### Stored data
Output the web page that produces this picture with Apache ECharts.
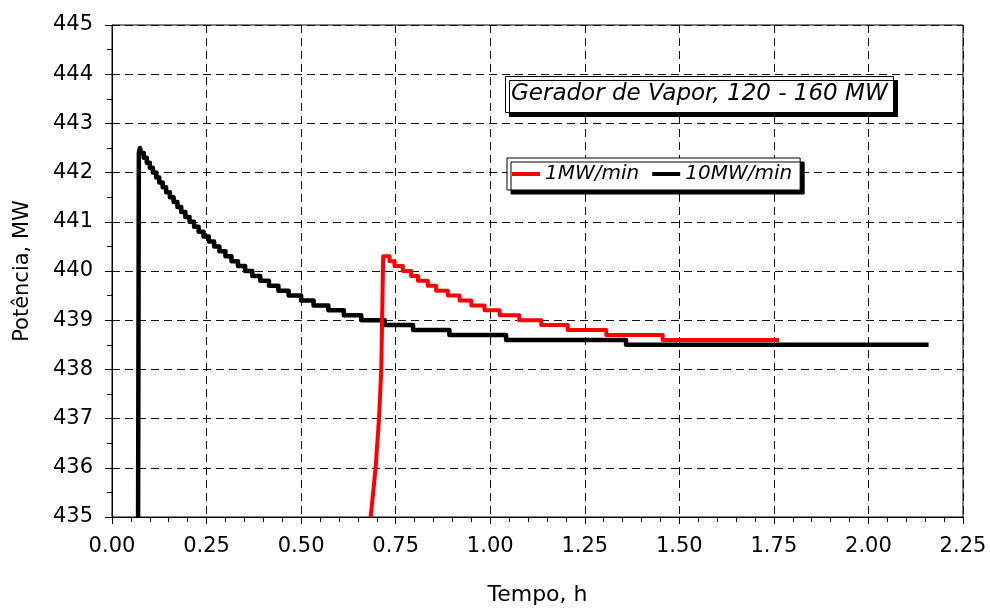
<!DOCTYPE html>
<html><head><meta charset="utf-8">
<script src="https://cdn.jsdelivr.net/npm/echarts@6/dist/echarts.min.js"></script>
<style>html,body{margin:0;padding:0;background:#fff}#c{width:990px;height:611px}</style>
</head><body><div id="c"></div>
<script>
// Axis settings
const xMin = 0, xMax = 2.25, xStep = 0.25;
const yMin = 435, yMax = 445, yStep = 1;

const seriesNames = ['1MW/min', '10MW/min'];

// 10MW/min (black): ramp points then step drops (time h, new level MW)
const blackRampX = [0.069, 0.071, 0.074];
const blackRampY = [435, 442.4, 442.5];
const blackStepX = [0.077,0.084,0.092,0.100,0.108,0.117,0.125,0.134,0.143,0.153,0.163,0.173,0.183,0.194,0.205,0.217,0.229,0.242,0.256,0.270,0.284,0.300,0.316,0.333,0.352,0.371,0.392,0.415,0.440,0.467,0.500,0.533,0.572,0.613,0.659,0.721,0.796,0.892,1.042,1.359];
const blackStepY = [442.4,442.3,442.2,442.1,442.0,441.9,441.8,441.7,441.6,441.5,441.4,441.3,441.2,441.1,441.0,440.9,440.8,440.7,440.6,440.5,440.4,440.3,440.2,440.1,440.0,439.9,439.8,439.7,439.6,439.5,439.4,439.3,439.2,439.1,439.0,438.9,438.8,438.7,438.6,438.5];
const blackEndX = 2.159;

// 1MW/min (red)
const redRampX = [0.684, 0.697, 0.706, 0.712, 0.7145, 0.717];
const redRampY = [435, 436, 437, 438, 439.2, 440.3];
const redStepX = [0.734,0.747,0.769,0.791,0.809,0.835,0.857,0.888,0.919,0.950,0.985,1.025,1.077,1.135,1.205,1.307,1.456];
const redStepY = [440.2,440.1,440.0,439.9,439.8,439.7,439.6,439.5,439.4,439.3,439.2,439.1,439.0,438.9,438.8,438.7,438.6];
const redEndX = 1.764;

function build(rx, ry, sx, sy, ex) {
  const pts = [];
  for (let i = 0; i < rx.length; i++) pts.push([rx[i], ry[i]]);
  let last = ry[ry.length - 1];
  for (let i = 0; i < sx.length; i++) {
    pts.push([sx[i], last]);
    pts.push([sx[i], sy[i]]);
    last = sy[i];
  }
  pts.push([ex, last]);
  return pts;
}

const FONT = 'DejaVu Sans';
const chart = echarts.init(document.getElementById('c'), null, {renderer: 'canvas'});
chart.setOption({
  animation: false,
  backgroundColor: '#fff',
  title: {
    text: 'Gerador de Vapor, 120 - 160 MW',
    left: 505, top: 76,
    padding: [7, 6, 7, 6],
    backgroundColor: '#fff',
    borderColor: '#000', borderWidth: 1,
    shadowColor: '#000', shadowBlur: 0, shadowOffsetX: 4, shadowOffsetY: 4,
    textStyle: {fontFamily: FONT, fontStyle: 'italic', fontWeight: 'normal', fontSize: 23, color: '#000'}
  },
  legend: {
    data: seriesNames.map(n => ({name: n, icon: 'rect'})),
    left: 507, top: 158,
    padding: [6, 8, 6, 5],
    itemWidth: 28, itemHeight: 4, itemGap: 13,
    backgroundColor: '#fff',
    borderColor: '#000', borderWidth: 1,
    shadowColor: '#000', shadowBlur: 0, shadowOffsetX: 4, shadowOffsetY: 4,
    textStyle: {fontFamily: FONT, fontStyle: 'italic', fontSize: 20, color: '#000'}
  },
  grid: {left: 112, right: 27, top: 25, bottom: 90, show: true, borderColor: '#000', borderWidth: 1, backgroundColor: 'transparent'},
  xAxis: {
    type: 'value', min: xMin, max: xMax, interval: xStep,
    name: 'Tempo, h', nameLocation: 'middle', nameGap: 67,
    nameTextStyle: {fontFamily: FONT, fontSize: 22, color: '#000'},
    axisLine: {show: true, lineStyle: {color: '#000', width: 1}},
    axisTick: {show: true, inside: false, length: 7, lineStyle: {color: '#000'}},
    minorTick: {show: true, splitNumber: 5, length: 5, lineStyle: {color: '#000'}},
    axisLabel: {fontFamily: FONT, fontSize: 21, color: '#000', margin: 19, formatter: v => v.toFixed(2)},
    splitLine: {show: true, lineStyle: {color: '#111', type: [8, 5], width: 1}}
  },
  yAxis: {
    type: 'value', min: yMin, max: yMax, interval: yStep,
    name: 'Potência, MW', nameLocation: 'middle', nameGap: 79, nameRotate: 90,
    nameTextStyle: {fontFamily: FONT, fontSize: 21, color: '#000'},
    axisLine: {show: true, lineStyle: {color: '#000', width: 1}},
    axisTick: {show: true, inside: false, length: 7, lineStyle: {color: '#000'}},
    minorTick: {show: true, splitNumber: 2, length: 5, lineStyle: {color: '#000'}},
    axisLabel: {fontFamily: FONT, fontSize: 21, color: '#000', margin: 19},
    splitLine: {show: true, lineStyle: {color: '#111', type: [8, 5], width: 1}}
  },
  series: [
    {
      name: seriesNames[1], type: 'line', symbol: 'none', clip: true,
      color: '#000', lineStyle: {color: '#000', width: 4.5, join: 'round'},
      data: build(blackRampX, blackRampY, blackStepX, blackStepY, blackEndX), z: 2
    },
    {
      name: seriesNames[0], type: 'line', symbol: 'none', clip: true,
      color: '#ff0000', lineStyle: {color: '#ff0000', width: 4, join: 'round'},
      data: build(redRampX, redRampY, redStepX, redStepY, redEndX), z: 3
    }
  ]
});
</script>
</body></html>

### Goal
Please write out all the data again word for word, but not the pictures.

### Task result
Output the web page that produces this picture with Apache ECharts.
<!DOCTYPE html>
<html><head><meta charset="utf-8">
<script src="https://cdn.jsdelivr.net/npm/echarts@6/dist/echarts.min.js"></script>
<style>html,body{margin:0;padding:0;background:#fff}#c{width:990px;height:611px}</style>
</head><body><div id="c"></div>
<script>
// Axis settings
const xMin = 0, xMax = 2.25, xStep = 0.25;
const yMin = 435, yMax = 445, yStep = 1;

const seriesNames = ['1MW/min', '10MW/min'];

// 10MW/min (black): ramp points then step drops (time h, new level MW)
const blackRampX = [0.069, 0.071, 0.074];
const blackRampY = [435, 442.4, 442.5];
const blackStepX = [0.077,0.084,0.092,0.100,0.108,0.117,0.125,0.134,0.143,0.153,0.163,0.173,0.183,0.194,0.205,0.217,0.229,0.242,0.256,0.270,0.284,0.300,0.316,0.333,0.352,0.371,0.392,0.415,0.440,0.467,0.500,0.533,0.572,0.613,0.659,0.721,0.796,0.892,1.042,1.359];
const blackStepY = [442.4,442.3,442.2,442.1,442.0,441.9,441.8,441.7,441.6,441.5,441.4,441.3,441.2,441.1,441.0,440.9,440.8,440.7,440.6,440.5,440.4,440.3,440.2,440.1,440.0,439.9,439.8,439.7,439.6,439.5,439.4,439.3,439.2,439.1,439.0,438.9,438.8,438.7,438.6,438.5];
const blackEndX = 2.159;

// 1MW/min (red)
const redRampX = [0.684, 0.697, 0.706, 0.712, 0.7145, 0.717];
const redRampY = [435, 436, 437, 438, 439.2, 440.3];
const redStepX = [0.734,0.747,0.769,0.791,0.809,0.835,0.857,0.888,0.919,0.950,0.985,1.025,1.077,1.135,1.205,1.307,1.456];
const redStepY = [440.2,440.1,440.0,439.9,439.8,439.7,439.6,439.5,439.4,439.3,439.2,439.1,439.0,438.9,438.8,438.7,438.6];
const redEndX = 1.764;

function build(rx, ry, sx, sy, ex) {
  const pts = [];
  for (let i = 0; i < rx.length; i++) pts.push([rx[i], ry[i]]);
  let last = ry[ry.length - 1];
  for (let i = 0; i < sx.length; i++) {
    pts.push([sx[i], last]);
    pts.push([sx[i], sy[i]]);
    last = sy[i];
  }
  pts.push([ex, last]);
  return pts;
}

const FONT = 'DejaVu Sans';
const chart = echarts.init(document.getElementById('c'), null, {renderer: 'canvas'});
chart.setOption({
  animation: false,
  backgroundColor: '#fff',
  title: {
    text: 'Gerador de Vapor, 120 - 160 MW',
    left: 505, top: 76,
    padding: [7, 6, 7, 6],
    backgroundColor: '#fff',
    borderColor: '#000', borderWidth: 1,
    shadowColor: '#000', shadowBlur: 0, shadowOffsetX: 4, shadowOffsetY: 4,
    textStyle: {fontFamily: FONT, fontStyle: 'italic', fontWeight: 'normal', fontSize: 23, color: '#000'}
  },
  legend: {
    data: seriesNames.map(n => ({name: n, icon: 'rect'})),
    left: 507, top: 158,
    padding: [6, 8, 6, 5],
    itemWidth: 28, itemHeight: 4, itemGap: 13,
    backgroundColor: '#fff',
    borderColor: '#000', borderWidth: 1,
    shadowColor: '#000', shadowBlur: 0, shadowOffsetX: 4, shadowOffsetY: 4,
    textStyle: {fontFamily: FONT, fontStyle: 'italic', fontSize: 20, color: '#000'}
  },
  grid: {left: 112, right: 27, top: 25, bottom: 90, show: true, borderColor: '#000', borderWidth: 1, backgroundColor: 'transparent'},
  xAxis: {
    type: 'value', min: xMin, max: xMax, interval: xStep,
    name: 'Tempo, h', nameLocation: 'middle', nameGap: 67,
    nameTextStyle: {fontFamily: FONT, fontSize: 22, color: '#000'},
    axisLine: {show: true, lineStyle: {color: '#000', width: 1}},
    axisTick: {show: true, inside: false, length: 7, lineStyle: {color: '#000'}},
    minorTick: {show: true, splitNumber: 5, length: 5, lineStyle: {color: '#000'}},
    axisLabel: {fontFamily: FONT, fontSize: 21, color: '#000', margin: 19, formatter: v => v.toFixed(2)},
    splitLine: {show: true, lineStyle: {color: '#111', type: [8, 5], width: 1}}
  },
  yAxis: {
    type: 'value', min: yMin, max: yMax, interval: yStep,
    name: 'Potência, MW', nameLocation: 'middle', nameGap: 79, nameRotate: 90,
    nameTextStyle: {fontFamily: FONT, fontSize: 21, color: '#000'},
    axisLine: {show: true, lineStyle: {color: '#000', width: 1}},
    axisTick: {show: true, inside: false, length: 7, lineStyle: {color: '#000'}},
    minorTick: {show: true, splitNumber: 2, length: 5, lineStyle: {color: '#000'}},
    axisLabel: {fontFamily: FONT, fontSize: 21, color: '#000', margin: 19},
    splitLine: {show: true, lineStyle: {color: '#111', type: [8, 5], width: 1}}
  },
  series: [
    {
      name: seriesNames[1], type: 'line', symbol: 'none', clip: true,
      color: '#000', lineStyle: {color: '#000', width: 4.5, join: 'round'},
      data: build(blackRampX, blackRampY, blackStepX, blackStepY, blackEndX), z: 2
    },
    {
      name: seriesNames[0], type: 'line', symbol: 'none', clip: true,
      color: '#ff0000', lineStyle: {color: '#ff0000', width: 4, join: 'round'},
      data: build(redRampX, redRampY, redStepX, redStepY, redEndX), z: 3
    }
  ]
});
</script>
</body></html>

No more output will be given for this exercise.